Thirty six mathematics and science teachers from all over Korea along with 5 supervisors participated in a ten-day educational program organized by the Curriculum Research & Development Group in the College of Education January 11–21. The group, sponsored by the Korean Ministry of Education and coordinated by the Korean Educational Development Institute (KEDI), came to learn about the innovative programs and approaches to teaching, learning, and assessment developed at CRDG. Each from different provinces in Korea, the teachers were chosen in a very competitive process by their Ministry of Education.

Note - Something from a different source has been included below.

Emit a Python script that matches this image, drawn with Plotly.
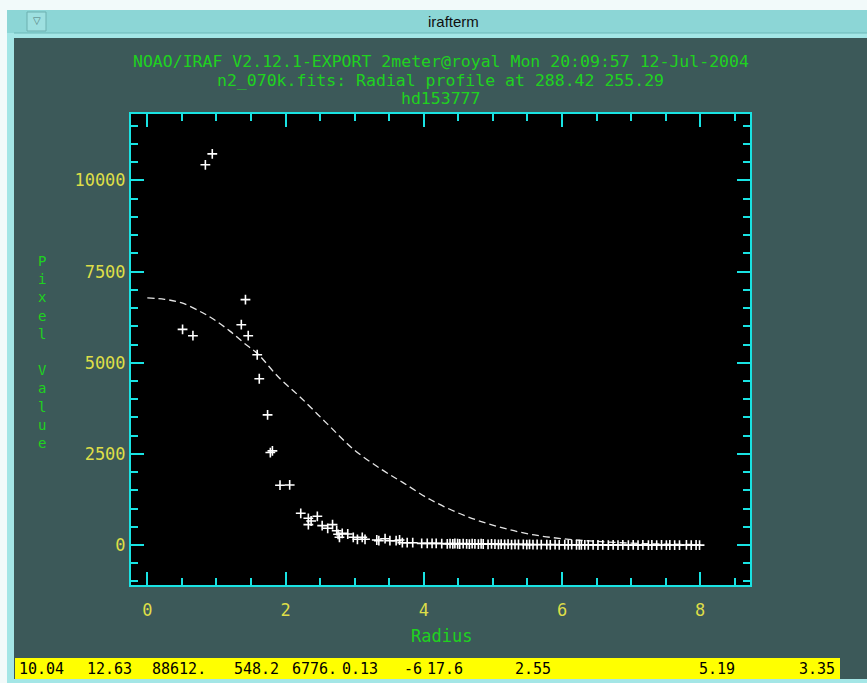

“We are honored to learn of the interest of these South Korean educators in our work and to be asked to share our approaches to teaching and learning over an extended period of time,” said CRDG Director Donald Young. “We were able to put together a showcase of our mathematics and science programs that challenged the teachers to think in new and creative ways and engage with us in extended discussion about our common interests in improving education.”
The visit included daily professional development sessions in science and mathematics teaching and observations of classes at the University Laboratory School. Sessions focused on the inquiry-based instructional programs developed by CRDG that challenge students of all ability levels. A group of seven Laboratory School students of Korean ancestry in grades six through twelve volunteered to host the teachers, showing them around campus and joining them for a “talk story and lunch” in the cafeteria.
The group was also able to visit other schools on O‘ahu, including Punahou, to see where President Obama went to school, and Nui Valley Elementary School where the delegation learned about the school’s International Baccalaureate program.